Mayor Gavin Newsom announced the grant at a news conference Thursday as part of the city's larger efforts to become more friendly to the biotech industry as a whole. Newsom pointed out that more than 70 biotech companies have been conceived of by UCSF alone, but none of them have established themselves in the city.

"We've got all these buildings named after biotech companies, but no biotech," he said.

To boost efforts to attract and retain businesses in not just biotech but nanotech and life sciences, Newsom has formed an advisory committee led by San Francisco biotech financier Steve Burrill.

The mayor said that the city must also focus on making sure that jobs in these sectors get spread out to everyone, including residents in neighborhoods such as the Bayview district, where new companies will likely plant themselves someday.

"There is a great myth in biotech that it's just for Ph.D.s," Newsom said.
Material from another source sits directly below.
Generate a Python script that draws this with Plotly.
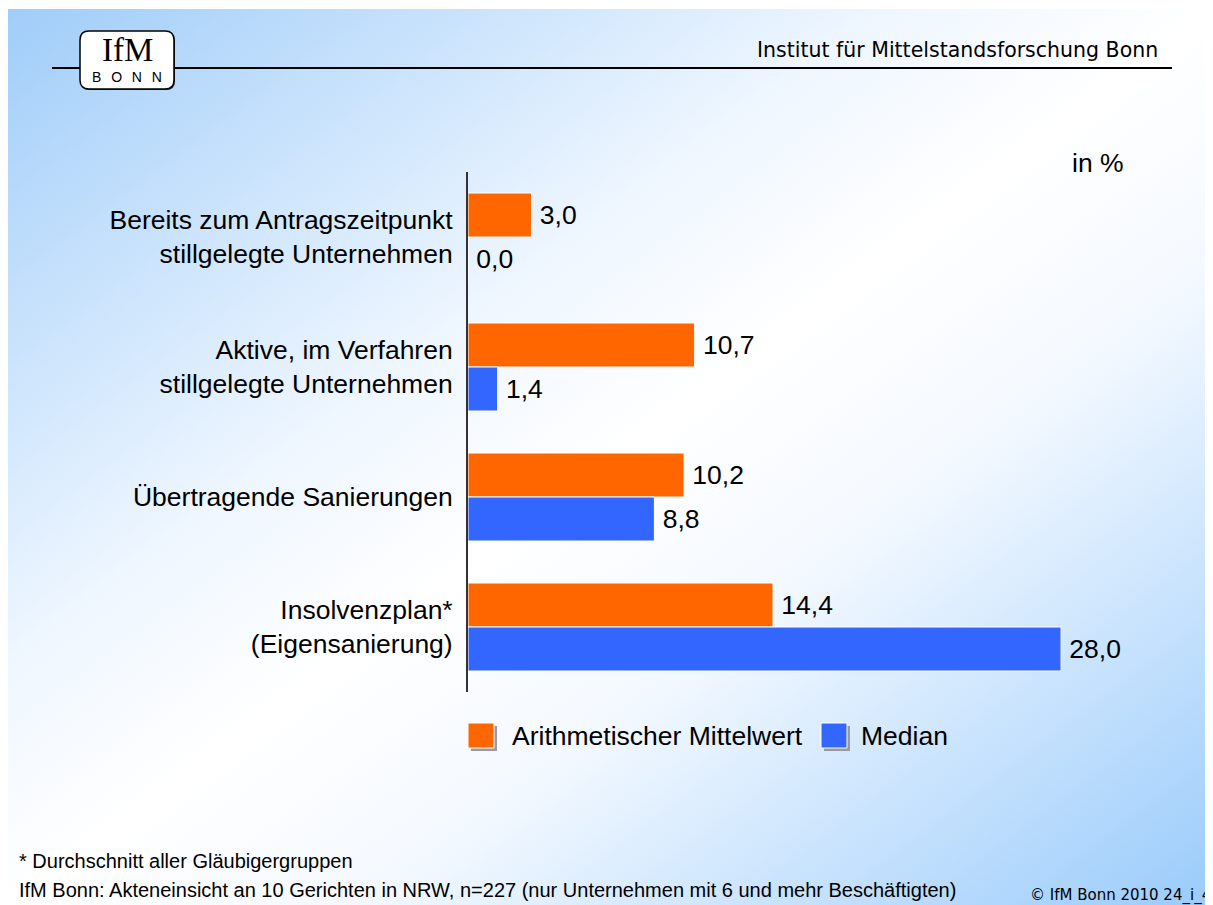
import base64
import plotly.graph_objects as go

# ---------------- data ----------------
categories = [
    "Bereits zum Antragszeitpunkt<br>stillgelegte Unternehmen",
    "Aktive, im Verfahren<br>stillgelegte Unternehmen",
    "Übertragende Sanierungen",
    "Insolvenzplan*<br>(Eigensanierung)",
]
mean_name = "Arithmetischer Mittelwert"
median_name = "Median"
mean_values = [3.0, 10.7, 10.2, 14.4]
median_values = [0.0, 1.4, 8.8, 28.0]

header_text = "Institut für Mittelstandsforschung Bonn"
unit_text = "in %"
footnote_text = "* Durchschnitt aller Gläubigergruppen"
source_text = "IfM Bonn: Akteneinsicht an 10 Gerichten in NRW, n=227 (nur Unternehmen mit 6 und mehr Beschäftigten)"
copyright_text = "© IfM Bonn 2010 24_i_4"

# ---------------- geometry (page pixels; page body has an 8px margin) ----------------
OFF = 8
W, H = 1213 - OFF, 905 - OFF
L, T = 468 - OFF, 172 - OFF
PW, PH = 692, 520
R = W - L - PW
B = H - T - PH
X_MAX = PW / 21.18

ORANGE = "#FF6600"
BLUE = "#3366FF"
FONT = "Liberation Sans, Arial, sans-serif"


def PX(x):
    """page x pixel -> paper fraction"""
    return (x - OFF - L) / PW


def PY(y):
    """page y pixel (from top) -> paper fraction"""
    return (T + PH - (y - OFF)) / PH


fig = go.Figure()
fig.add_trace(go.Bar(
    y=categories, x=mean_values, orientation="h", name=mean_name,
    marker=dict(color=ORANGE, line=dict(color="white", width=1)),
    texttemplate="\u2009%{x:.1f}", textposition="outside", cliponaxis=False,
    textfont=dict(size=26.5, color="black", family=FONT),
    constraintext="none", showlegend=False,
))
fig.add_trace(go.Bar(
    y=categories, x=median_values, orientation="h", name=median_name,
    marker=dict(color=BLUE, line=dict(color="white", width=1)),
    texttemplate="\u2009%{x:.1f}", textposition="outside", cliponaxis=False,
    textfont=dict(size=26.5, color="black", family=FONT),
    constraintext="none", showlegend=False,
))

# ---------------- background gradient ----------------
svg = (
    '<svg xmlns="http://www.w3.org/2000/svg" width="1207" height="896" '
    'preserveAspectRatio="none">'
    '<defs><linearGradient id="g" x1="0" y1="0" x2="1" y2="1">'
    '<stop offset="0" stop-color="#A0CDF9"/>'
    '<stop offset="0.36" stop-color="#EEF6FF"/>'
    '<stop offset="0.5" stop-color="#FFFFFF"/>'
    '<stop offset="0.64" stop-color="#F4F9FF"/>'
    '<stop offset="1" stop-color="#99CBFB"/>'
    '</linearGradient></defs>'
    '<rect x="0" y="0" width="1207" height="896" fill="url(#g)"/></svg>'
)
src = "data:image/svg+xml;base64," + base64.b64encode(svg.encode()).decode()
images = [dict(
    source=src, xref="paper", yref="paper",
    x=PX(OFF), y=PY(9), sizex=(W + 2) / PW, sizey=(H + 2) / PH,
    xanchor="left", yanchor="top", sizing="stretch", layer="below",
)]

shapes = []
annotations = []

# header line
shapes.append(dict(type="line", xref="paper", yref="paper",
                   x0=PX(52), x1=PX(1172), y0=PY(68), y1=PY(68),
                   line=dict(color="black", width=2)))


def rrect(x0, y0, x1, y1, r):
    pts = [
        ("M", [(x0 + r, y0)]), ("L", [(x1 - r, y0)]), ("Q", [(x1, y0), (x1, y0 + r)]),
        ("L", [(x1, y1 - r)]), ("Q", [(x1, y1), (x1 - r, y1)]), ("L", [(x0 + r, y1)]),
        ("Q", [(x0, y1), (x0, y1 - r)]), ("L", [(x0, y0 + r)]), ("Q", [(x0, y0), (x0 + r, y0)]),
    ]
    s = ""
    for cmd, ps in pts:
        s += cmd + " " + " ".join(f"{PX(a):.5f},{PY(b):.5f}" for a, b in ps) + " "
    return s + "Z"


# logo
shapes.append(dict(type="path", xref="paper", yref="paper", path=rrect(81, 32, 175, 90, 9),
                   fillcolor="#222222", line=dict(width=0)))
shapes.append(dict(type="path", xref="paper", yref="paper", path=rrect(80, 31, 174, 89, 9),
                   fillcolor="white", line=dict(color="black", width=1.5)))
annotations.append(dict(text="IfM", xref="paper", yref="paper", x=PX(127), y=PY(50.5),
                        xanchor="center", yanchor="middle", showarrow=False, borderpad=0,
                        font=dict(family="Liberation Serif, Times New Roman, serif", size=33, color="black")))
annotations.append(dict(text="B\u2002\u2009O\u2002\u2009N\u2002\u2009N", xref="paper", yref="paper",
                        x=PX(127), y=PY(76.5),
                        xanchor="center", yanchor="middle", showarrow=False, borderpad=0,
                        font=dict(family=FONT, size=14, color="black")))

# header text
annotations.append(dict(text=header_text, xref="paper", yref="paper", x=PX(1160), y=PY(50),
                        xanchor="right", yanchor="middle", showarrow=False,
                        font=dict(family="DejaVu Sans, sans-serif", size=20.5, color="black")))
# unit
annotations.append(dict(text=unit_text, xref="paper", yref="paper", x=PX(1070), y=PY(163),
                        xanchor="left", yanchor="middle", showarrow=False,
                        font=dict(family=FONT, size=26.5, color="black")))

# legend (manual)
legend_items = [(mean_name, ORANGE, 468, 510), (median_name, BLUE, 821, 859)]
for name, col, sx, tx in legend_items:
    shapes.append(dict(type="rect", xref="paper", yref="paper",
                       x0=PX(sx + 3), x1=PX(sx + 29), y0=PY(726), y1=PY(751),
                       fillcolor="#9A9A9A", line=dict(width=0)))
    shapes.append(dict(type="rect", xref="paper", yref="paper",
                       x0=PX(sx), x1=PX(sx + 26), y0=PY(723), y1=PY(748),
                       fillcolor=col, line=dict(color="white", width=1)))
    annotations.append(dict(text=name, xref="paper", yref="paper", x=PX(tx), y=PY(736),
                            xanchor="left", yanchor="middle", showarrow=False,
                            font=dict(family=FONT, size=26.5, color="black")))

# footer
annotations.append(dict(text=footnote_text, xref="paper", yref="paper", x=PX(17), y=PY(861),
                        xanchor="left", yanchor="middle", showarrow=False,
                        font=dict(family=FONT, size=20, color="black")))
annotations.append(dict(text=source_text, xref="paper", yref="paper", x=PX(17), y=PY(890),
                        xanchor="left", yanchor="middle", showarrow=False,
                        font=dict(family=FONT, size=20, color="black")))
annotations.append(dict(text=copyright_text, xref="paper", yref="paper", x=PX(1213), y=PY(895),
                        xanchor="right", yanchor="middle", showarrow=False,
                        font=dict(family="DejaVu Sans, sans-serif", size=15, color="black")))

fig.update_layout(
    width=W, height=H,
    margin=dict(l=L, r=R, t=T, b=B, autoexpand=False),
    paper_bgcolor="white", plot_bgcolor="rgba(0,0,0,0)",
    barmode="group", bargap=1 - 88 / 130, bargroupgap=0,
    separators=",.",
    images=images, shapes=shapes, annotations=annotations,
    showlegend=False,
    xaxis=dict(range=[0, X_MAX], visible=False, fixedrange=True),
    yaxis=dict(
        autorange="reversed", showline=True, linecolor="#333333", linewidth=2,
        showgrid=False, zeroline=False, ticks="", ticklabelstandoff=8,
        tickfont=dict(family=FONT, size=26.5, color="black"), automargin=False,
    ),
    font=dict(family=FONT),
)

fig.write_html("out.html")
But for every scientist who holds a Ph.D., there are five to seven lab technicians, he said. These are the types of jobs that On-Ramp and Bridge to Biotechnology hope to fill.

Theresa Feeley, executive director for SFWorks, said there are 80,000 bioscience jobs in the Bay Area. That figure is expected to grow to 120,000 by the end of this decade, leaving plenty of opportunity to employ a population that often is overlooked.

On-Ramp was created in November 2002 and is funded by philanthropic organizations. So far, 44 people have gone through the program. Almost all of them, 98 percent, subsequently enrolled in City College's Bridge to Biotechnology program while also working paid internships at biotech companies that they got through On-Ramp. Since then, 22 people have graduated, and 16 of them now work in bioscience. Eighteen people have enrolled in more classes at City College.

Feeley said the grant from the National Science Foundation will allow On- Ramp to sustain itself as well as more than double its enrollment.

The program gives priority to residents from the Bayview and Visitacion Valley neighborhoods. More than 50 percent of the people enrolled in On-Ramp receive public assistance and have a sixth- to ninth-grade level of skills in math and English.